Juste avant de nous dire au-revoir elle me révèle alors son identité, Florence Servan-Schreiber.
L’univers vous a mise sur mon chemin, quelle joie !
Tout de même, quelles drôles de circonstances !
Je recommande vraiment le bracelet HA-HA-HA-HA
Après cette conversation, Cookie Monster et moi marchons autour de la cathédrale, nous prenons la mesure de l’histoire étonnante qui nous arrive. Il m’avoue avoir eu une vision de Super Marie O chez nous, avant même de savoir que ce serait possible.
Nous discutons aussi de la pièce que je pourrais proposer à Florence.
Je ne la connais pas, je ne l’ai jamais rencontrée.
Quels sont ses goûts, ses aspirations ?
J’ignore encore qu’elle est une auteure reconnue.
Cookie Monster me souffle une idée que je m’apprêtais à formuler au même instant.
C’est dire si c’est une évidence.
La pièce doit être reliée à l’univers.
Pour célébrer cet instant magique, où toutes les planètes semblent parfaitement alignées pour que l’événement survienne.
J’ai de plus en plus de mal à croire au hasard.
C’est comme si tout l’univers avait tout mis en place parfaitement pour arriver à cet instant précis.
De toute façon je le sais depuis ce matin, puisque « I belong to Universe ».
Je fais partie de cet univers où je ressens que tout est lié, de l’infiniment petit à l’infiniment grand, bien au delà de ce que nos yeux peuvent percevoir.
J’ai alors moi aussi une vision, Notre-Dame de l’univers, la femme, ce soleil au centre de notre système solaire.
C’est décidé, je lui proposerai.
Les jours suivant se passent dans la joie de raconter à mes proches cette histoire, et dans l’attente de recevoir des nouvelles concernant l’organisation du retour à la maison de mon gros bébé.

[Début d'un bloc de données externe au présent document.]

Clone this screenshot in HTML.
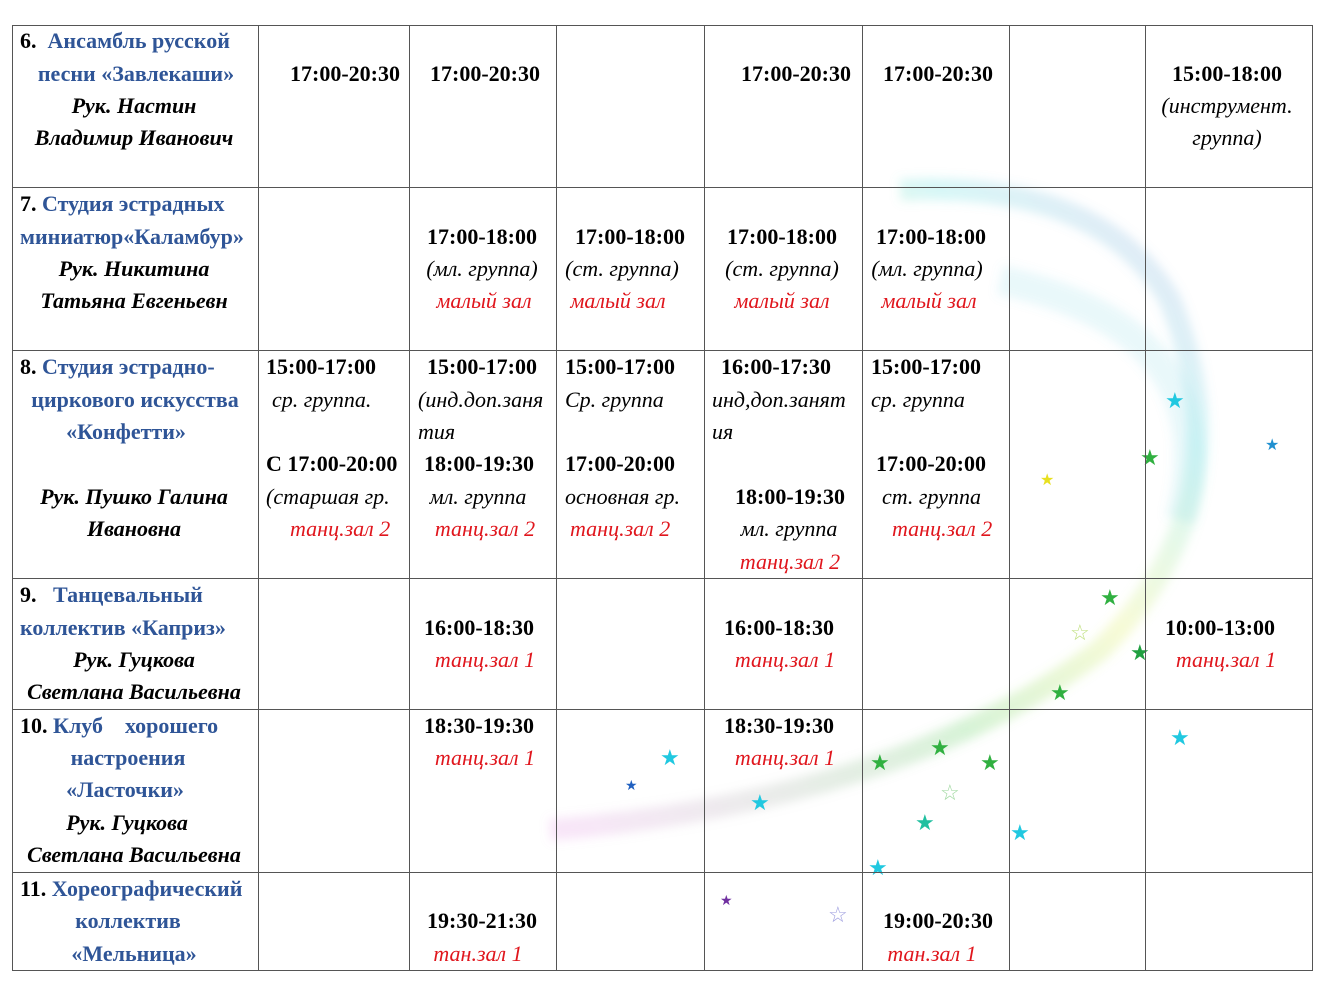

4 jours plus tard, Florence sauve Super Marie O de l’orphelinat.
Nous convenons de nous retrouver dans le Perche le samedi suivant pour que je puisse récupérer ma brebis égarée.
Tout cela allait devenir vraiment concret.
Ce ne serait plus une histoire.
Ce serait pour de vrai.
Samedi.
Il nous faut 2h30 de route environ, pour arriver au lieu de destination-restitution.
C’est dans une brocante.
Florence est déjà arrivée, bien qu’elle ait eu pas mal de route à faire elle aussi.
La brocante est celle de son ami, celui qui a reconnu le brocanteur, justement.
J’oublie de le remercier.
Je suis à côté de moi.
Je me vois circuler dans les meubles et les objets anciens, aux côtés de Florence qui me pose quelques questions sur mon travail. Des mots sortent de ma bouche.
Sujet, verbe, complément.
Nous partons déjeuner ensemble à Nogent-le-Rotrou.
Mais avant nous transférons Super Marie O de son coffre au nôtre.
Elle est bien emballée, mais je la reconnais déjà.
Mon corps a la mémoire de ses formes auprès desquelles j’ai travaillé longuement
Je suis très émue.
C’est incroyable tout ça, vraiment.
Un petit sac en tissus de coton naturel a été noué sur la partie haute de la pièce.
On la croirait enveloppée dans un linceul.
Je garderai pour nous nos échanges à ce déjeuner. Je les chéris comme des trésors.
Florence est certainement un soleil pour ses proches, tant sa lumière éclaire facilement.
Elle a été peut être un peu surprise par ma proposition de Notre-Dame de L’univers, mais très emballée. Puis finalement complètement convaincue.
Alors OUI, « I belong to Universe », j’appartiens à l’univers, Florence aussi, et toi, et puis toi, et toi là bas, et puis tous aussi.
Et puis aussi, OUI, fais toi un bracelet qui rigole, tu vas voir, il va t’arriver des trucs drôles.